I can’t speak for my siblings, but I was nearly overcome with guilty relief. Marilyn spared me the anguish of making–or not making–the same offer. I had three school-aged children and was only beginning to get back on my feet, with the help of family, friends, and community after a turbulent divorce. I was at a new job, struggling to pay off some bills and avoid foreclosure on my house.

As we all feasted on Thanksgiving Day 2005, Marilyn’s meal was limited to jello and clear liquids. She drank the prescribed phosphasoda in preparation for the next day’s transplant and downplayed her benevolence to local news reporters as they filmed her family dining on traditional turkey with all the trimmings. On November 25, 2005, the surgeon emerged optimistic from the completed transplant. Our family was so grateful to Marilyn for her selfless gift of life and we all looked forward to a healthy, happy Christmas season that year and for the years ahead.

Alas, our Christmas celebration was not what we’d planned. Only twenty-five days after transplant, on December 20, 2005, Bobbi was rushed to the hospital with a high fever. Until that day nobody knew that she had contracted a MRSA infection, apparently during the November transplant. The deadly serious methicillin-resistant Staphylococcus aureus very nearly took her life. After an emergency nephrectomy I telephoned Marilyn to break the news that her donated kidney had been damaged beyond repair. Always the giver, Marilyn’s first concern was Bobbi, then for me and my family. She never expressed any regret, then or later, for her altruism.

To say it was a horrible week is a gross understatement. We settled into the waiting room, each of us afraid to go home for even a brief period. Our brother and his family drove through the night from Sacramento. We took turns tiptoeing into her room, offering Bobbi verbal reassurances we hoped to be true, never knowing how much she heard or understood. Even after she regained consciousness, the tube down her throat prevented her from speaking. On Christmas Eve we persuaded the ICU nurses to waive the visitor limit. All fourteen of us–Bobbi’s nieces, nephews, mother and siblings with their spouses–crowded around her hospital bed and sang Silent Night. Keeping rhythm with Joseph Mohr’s renowned hymn were the beeping monitors and blinking lights of the hospital machinery, the same equipment which had offered weak assurance over the past few days that Bobbi was alive. Her eyes were open while we sang, and were by no means the only pair in the ICU filled with tears before the final chorus.

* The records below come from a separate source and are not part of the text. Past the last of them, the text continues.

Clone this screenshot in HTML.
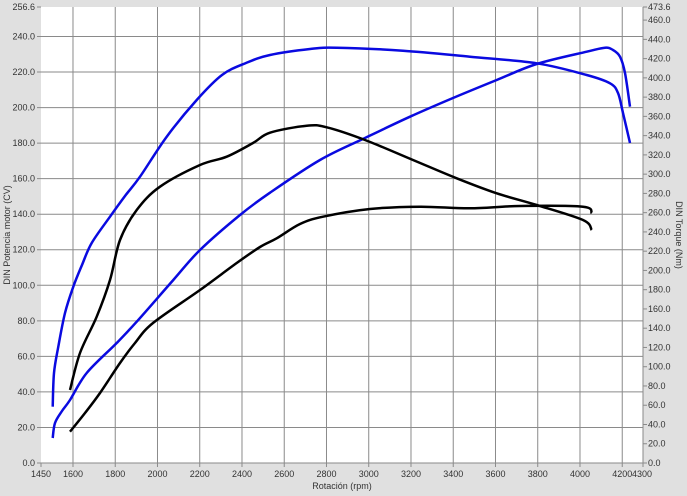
<!DOCTYPE html>
<html><head><meta charset="utf-8"><style>
body{margin:0;background:#e0e0e0;}
svg{display:block;font-family:"Liberation Sans",Arial,sans-serif;}
</style></head><body>
<svg id="s" width="687" height="496" viewBox="0 0 687 496" xmlns="http://www.w3.org/2000/svg">
<rect width="687" height="496" fill="#e0e0e0"/>
<rect x="41" y="7" width="602" height="456" fill="#fff"/>
<g id="g" stroke="#8a8a8a" stroke-width="1"></g>
<g id="t" font-size="9" fill="#333"></g>
<g id="c" fill="none" stroke-width="2.5" stroke-linejoin="round"></g>
<text x="10" y="235" font-size="9" fill="#333" transform="rotate(-90 10 235)" text-anchor="middle">DIN Potencia motor (CV)</text>
<text x="676" y="235" font-size="9" fill="#333" transform="rotate(90 676 235)" text-anchor="middle">DIN Torque (Nm)</text>
<text x="342" y="489" font-size="9" fill="#333" text-anchor="middle">Rotación (rpm)</text>
</svg>
<script>
var g=document.getElementById('g'),t=document.getElementById('t'),c=document.getElementById('c'),NS="http://www.w3.org/2000/svg";
function el(p,n,a,tx){var e=document.createElementNS(NS,n);for(var k in a)e.setAttribute(k,a[k]);if(tx!==undefined)e.textContent=tx;p.appendChild(e);}
function X(r){return 41.3+(r-1450)*0.21125;}
for(var r=1600;r<=4200;r+=200){var x=X(r);el(g,'line',{x1:x,x2:x,y1:7,y2:467});el(t,'text',{x:x,y:477,'text-anchor':'middle'},r);}
el(g,'line',{x1:41,x2:41,y1:463,y2:467});el(t,'text',{x:41,y:477,'text-anchor':'middle'},'1450');
el(g,'line',{x1:643,x2:643,y1:463,y2:467});el(t,'text',{x:642,y:477,'text-anchor':'middle'},'4300');
for(var v=0;v<=240;v+=20){var y=463-v*456/256.6;el(g,'line',{x1:37,x2:643,y1:y,y2:y});el(t,'text',{x:35,y:y+3,'text-anchor':'end'},v.toFixed(1));}
el(g,'line',{x1:37,x2:41,y1:7,y2:7});el(t,'text',{x:35,y:10,'text-anchor':'end'},'256.6');
for(var v=0;v<=460;v+=20){var y=463-v*456/473.6;el(g,'line',{x1:643,x2:647,y1:y,y2:y});el(t,'text',{x:648,y:y+3},v.toFixed(1));}
el(g,'line',{x1:643,x2:647,y1:7,y2:7});el(t,'text',{x:648,y:10},'473.6');
el(g,'line',{x1:643,x2:643,y1:7,y2:463});
function mkpath(pts,col){var p=pts.trim().split(/\s+/).map(function(s){return s.split(',').map(Number);});
var d='M'+p[0][0]+','+p[0][1];
for(var i=0;i+1<p.length;i++){var p0=p[i-1]||p[i],p1=p[i],p2=p[i+1],p3=p[i+2]||p2;
d+=' C'+(p1[0]+(p2[0]-p0[0])/6)+','+(p1[1]+(p2[1]-p0[1])/6)+' '+(p2[0]-(p3[0]-p1[0])/6)+','+(p2[1]-(p3[1]-p1[1])/6)+' '+p2[0]+','+p2[1];}
el(c,'path',{d:d,stroke:col});}
mkpath("52.7,406.7 54,373 58.3,346.7 65,313 73.3,286.7 82,265 91.7,243 110,216.7 125,196 140,176.7 166.7,136.7 196.7,100 222,75 246,63 270,55 310,49 336.7,47.7 403,50.7 470,56.7 536.7,63.3 586.7,75 610,83.3 618,93 623,113 630,143","#0a0ae0");
mkpath("52.7,438 55,423 62,411 70,400 86.7,373 116.7,343 136.7,321.7 173.3,280 200,250 240,215 270,192.7 320,160 365,138 410,116.7 453,98 496.7,80 536.7,64 586.7,51.7 605,47.7 613,50 620,56.7 625,73 630,106.7","#0a0ae0");
mkpath("70,390 80,353 96.7,316.7 110,280 120,240 136.7,210 160,186.7 200,165 226.7,156.7 253,143 270,132.7 306.7,125.7 326.7,127.3 365,140 413,160 456.7,178.3 496.7,193.3 536.7,205 583,220 591.7,230","#000");
mkpath("70,431.7 85,413 100,393 120,363 135,343 153,323 200,290 236.7,263 260,247 276.7,238.3 300,224 323,216.7 370,209 420,206.7 470,208.3 520,206 583,206.7 591.7,213.3","#000");
</script>
</body></html>
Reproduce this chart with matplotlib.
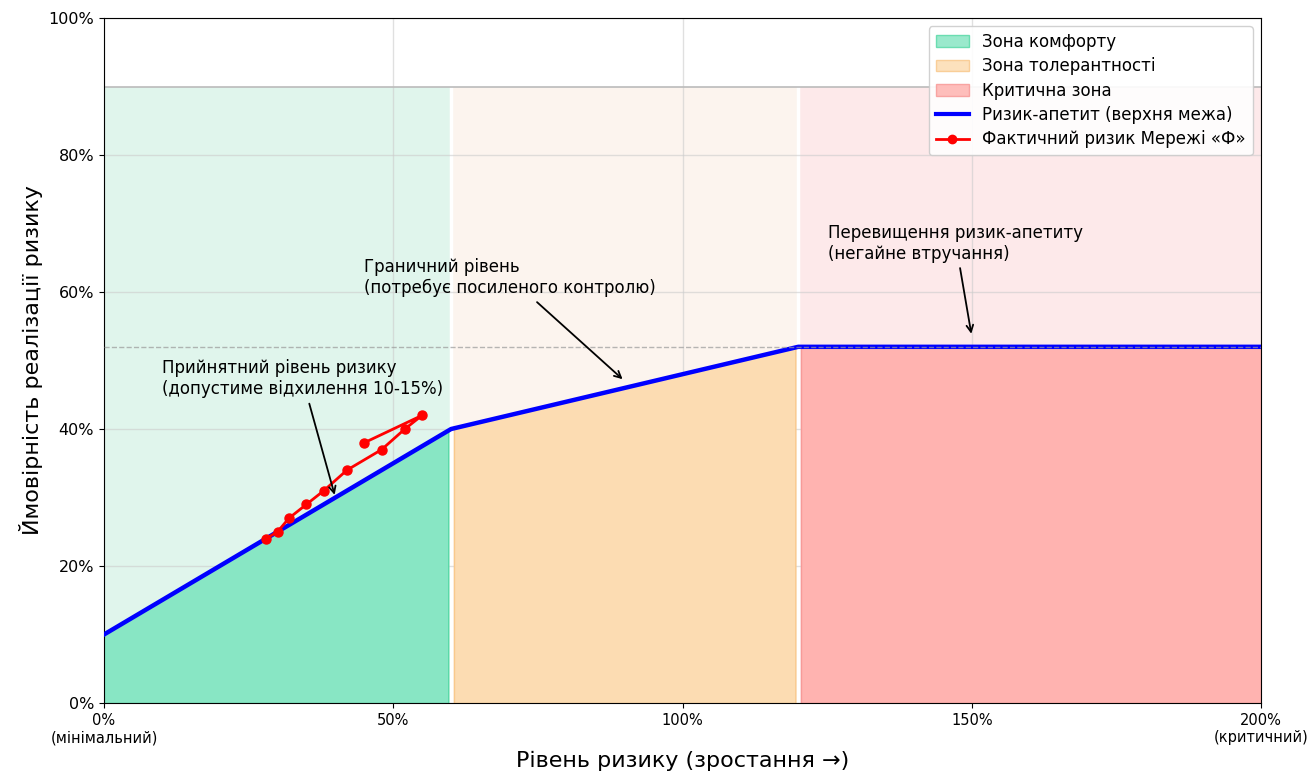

Doctors told us that she would need to begin dialysis, probably immediately, as the newly donated kidney had been removed and her system had taken a beating. To everyone’s surprise, the kidney she’d originally received in Chicago rose to the occasion and when Bobbi was discharged from the hospital it was functioning well enough to delay dialysis. Weeks turned into months and the kidney kept working. Two years later it was still functioning, although at a steadily decreasing rate. Early this year, the dutiful kidney that had served Bobbi beyond our expectations began to falter.

It was time for Bobbi to get back on the waiting list, and to prepare for dialysis. The options were few and none were ideal. In her complicated situation, it would be best to avoid dialysis altogether, but the wait for an anonymous cadaver donor could take months, even years. I couldn’t stand by and watch my baby sister suffer any longer. Most people experience a streak of bad luck sometime in their life, but Bobbi had been dealt more than her fair share. How could I raise my children to love one another, to be passionate and giving, while I stood by and watched my sister suffer? How could I defend a decision not to give a kidney to improve the quality of their aunt’s life? And how would I live with the guilt every time I reached for the phone to share a laugh or discuss a problem with my baby sister before I remembered that she had died?

Our surgeries were completed on July 29, 2008. We’re both healing right on schedule. My sister’s lab tests show consistently good numbers and her prognosis is great. It’s been just over a month, and I feel great.